Successive governments have supported initiatives on skills, assisted digital services, telecommunications infrastructure upgrades, device distribution schemes and cheaper internet tariffs. These are welcome. But the standards for digital inclusion are constantly changing as technologies develop and societal expectations evolve. This presents a moving target which requires ongoing political attention.

The Government’s contention that digital exclusion is a priority is not credible. Its flagship digital inclusion strategy is almost a decade old. Formal cross-government evaluations seem to have stopped. Working groups have been disbanded. Interventions to help with internet access are too timid. The Government cannot be expected to solve everything but it can achieve much by showing interest in driving change against clearly defined objectives. We have no confidence that this is happening. Senior political leadership to drive joined-up concerted action is sorely needed.

The need for a new strategy

The Government must publish a new digital inclusion strategy and establish a new cross-government unit with direct input from Number 10. It should focus on five key actions:

  • Act decisively to help with cost of living: to prevent more people becoming digitally excluded over the next 12 months the Government should cut VAT on social tariffs and work with businesses to help to scale-up internet voucher initiatives. It should ask public sector organisations to donate old devices to digital inclusion initiatives and encourage businesses to do likewise.
  • Invest in basic skills: the most basic digital skills are now as important as maths and literacy. They should feature more prominently in schools, apprenticeships and adult learning courses. This is about teaching people the basics, not coding. More attention also needs to be paid to interventions that do not involve qualifications—community organisations in particular are key to delivering local-level interventions. Businesses must be engaged to help equip employees with the most basic skills.
  • Boost digital inclusion hubs: there is inadequate support for community-based digital inclusion hubs. Domestic and international evidence suggests place-based inclusion support works. The Government should build on existing examples in the UK, focusing on libraries and other local amenities.
  • Prioritise competition alongside local benefit: the Government is backing vital telecommunications upgrade programmes. But smaller providers may be crowded out. This would mean less market competition and fewer digital exclusion benefits provided by local alternative networks who connect and support poorly served communities. This trade-off deserves more attention from Ofcom and the Government.
  • Future-proof public services: the Government must review the increasing use of predictive machine-learning tools in public services. Digitally excluded groups are likely to be poorly represented in some datasets that inform algorithmic decision-making. They face a growing risk of marginalisation as a result.
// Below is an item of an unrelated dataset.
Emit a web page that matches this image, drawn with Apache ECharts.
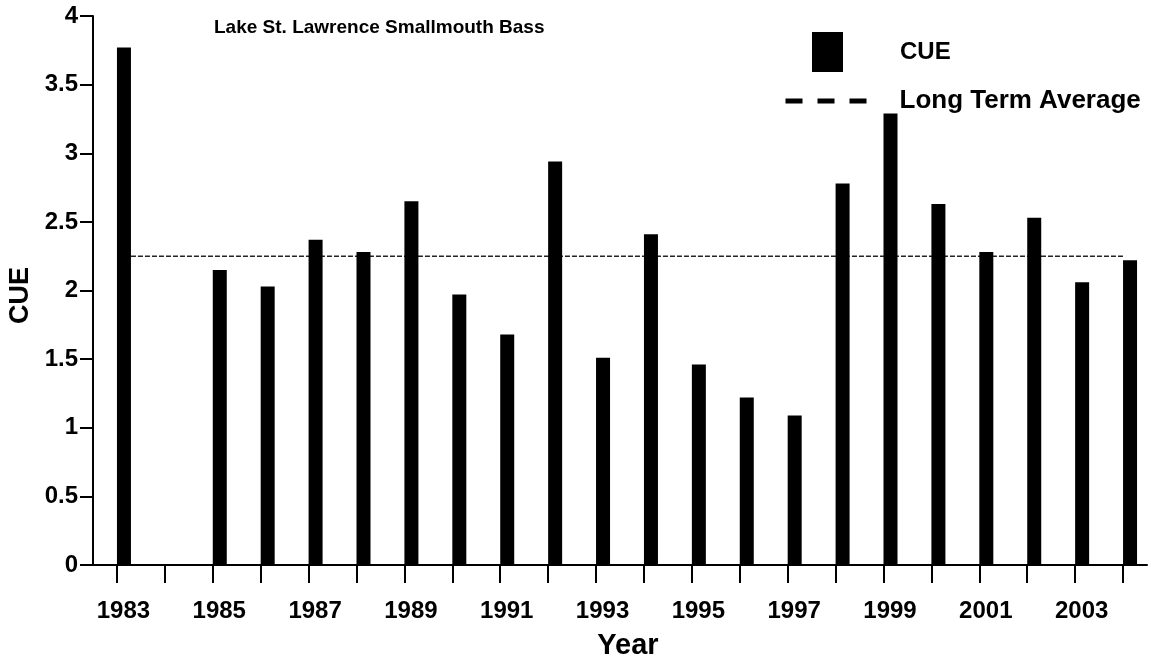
<!DOCTYPE html>
<html>
<head>
<meta charset="utf-8">
<script src="https://cdn.jsdelivr.net/npm/echarts@6/dist/echarts.min.js"></script>
<style>
  html, body { margin: 0; padding: 0; background: #fff; }
  #chart { width: 1158px; height: 664px; }
</style>
</head>
<body>
<div id="chart"></div>
<script>
// values (1984 has no sample)
const years = ['1983', '1984', '1985', '1986', '1987', '1988', '1989', '1990', '1991', '1992', '1993',
               '1994', '1995', '1996', '1997', '1998', '1999', '2000', '2001', '2002', '2003', '2004']
const cue = [3.77, null, 2.15, 2.03, 2.37, 2.28, 2.65, 1.97, 1.68, 2.94, 1.51,
             2.41, 1.46, 1.22, 1.09, 2.78, 3.29, 2.63, 2.28, 2.53, 2.06, 2.22]
const longTermAvg = [2.25, 2.25, 2.25, 2.25, 2.25, 2.25, 2.25, 2.25, 2.25, 2.25, 2.25,
                     2.25, 2.25, 2.25, 2.25, 2.25, 2.25, 2.25, 2.25, 2.25, 2.25, 2.25]
// empty slot so the real bar sits just right of each tick
const spacer = [null, null, null, null, null, null, null, null, null, null, null,
                null, null, null, null, null, null, null, null, null, null, null]

const font = 'Liberation Sans, Arial, sans-serif'
const chart = echarts.init(document.getElementById('chart'), null, { renderer: 'canvas' })

chart.setOption({
    backgroundColor: '#fff',
    animation: false,
    title: {
        text: 'Lake St. Lawrence Smallmouth Bass',
        left: 214,
        top: 18,
        padding: 0,
        textStyle: { fontFamily: font, fontSize: 19, fontWeight: 'bold', color: '#000' }
    },
    legend: [
        {
            data: [{ name: 'CUE', icon: 'rect' }],
            left: 812,
            top: 32,
            padding: 0,
            itemWidth: 31,
            itemHeight: 40,
            itemStyle: { color: '#000' },
            textStyle: { fontFamily: font, fontSize: 24, fontWeight: 'bold', color: '#000', padding: [2, 0, 0, 52] }
        },
        {
            data: ['Long Term Average'],
            left: 783,
            top: 88,
            padding: 0,
            itemWidth: 92,
            itemHeight: 14,
            itemStyle: { opacity: 0 },
            lineStyle: { color: '#000', width: 5, type: [17, 15] },
            textStyle: { fontFamily: font, fontSize: 26, fontWeight: 'bold', color: '#000', padding: [0, 0, 0, 17] }
        }
    ],
    grid: { left: 93, right: 11, top: 16, bottom: 99, containLabel: false, outerBoundsMode: 'none' },
    xAxis: {
        type: 'category',
        data: years,
        boundaryGap: true,
        name: 'Year',
        nameLocation: 'middle',
        nameGap: 66,
        nameTextStyle: { fontFamily: font, fontSize: 29, fontWeight: 'bold', color: '#000', padding: [0, 0, 0, 16] },
        axisLine: { lineStyle: { color: '#000', width: 2 } },
        axisTick: { show: true, alignWithLabel: true, interval: 0, length: 18, lineStyle: { color: '#000', width: 2 } },
        axisLabel: {
            interval: 1,
            margin: 34,
            padding: [0, 0, 0, 13],
            fontFamily: font, fontSize: 24, fontWeight: 'bold', color: '#000'
        },
        splitLine: { show: false }
    },
    yAxis: {
        type: 'value',
        min: 0,
        max: 4,
        interval: 0.5,
        name: 'CUE',
        nameLocation: 'middle',
        nameGap: 57,
        nameRotate: 90,
        nameTextStyle: { fontFamily: font, fontSize: 27, fontWeight: 'bold', color: '#000', padding: [0, 10, 0, 0] },
        axisLine: { show: true, lineStyle: { color: '#000', width: 2 } },
        axisTick: { show: true, length: 13, lineStyle: { color: '#000', width: 2 } },
        axisLabel: { margin: 15, fontFamily: font, fontSize: 24, fontWeight: 'bold', color: '#000' },
        splitLine: { show: false }
    },
    series: [
        {
            name: 'spacer',
            type: 'bar',
            data: spacer,
            barWidth: 14,
            barGap: '0%',
            itemStyle: { color: 'transparent' },
            silent: true
        },
        {
            name: 'CUE',
            type: 'bar',
            data: cue,
            barWidth: 14,
            barGap: '0%',
            itemStyle: { color: '#000' }
        },
        {
            name: 'Long Term Average',
            type: 'line',
            data: longTermAvg,
            symbol: 'none',
            z: 1,
            itemStyle: { color: '#000' },
            lineStyle: { color: '#222', width: 1.5, type: [5, 2] }
        }
    ]
})
</script>
</body>
</html>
Businesses must play their part. Internet providers have introduced a range of cheaper internet packages but take up of social tariffs by eligible customers is just five per cent. Providers should do more, including better advertising and reducing excessive penalty fees for exiting contracts.

Finally, we call on all providers of public-facing services to recognise that making things digital does not necessarily make them better. Not everyone wants to be online, or online all the time. And some level of digital disparity will inevitably endure even in a highly inclusive society. Accessible services and offline alternatives are essential to ensuring people are not left behind in an increasingly connected world.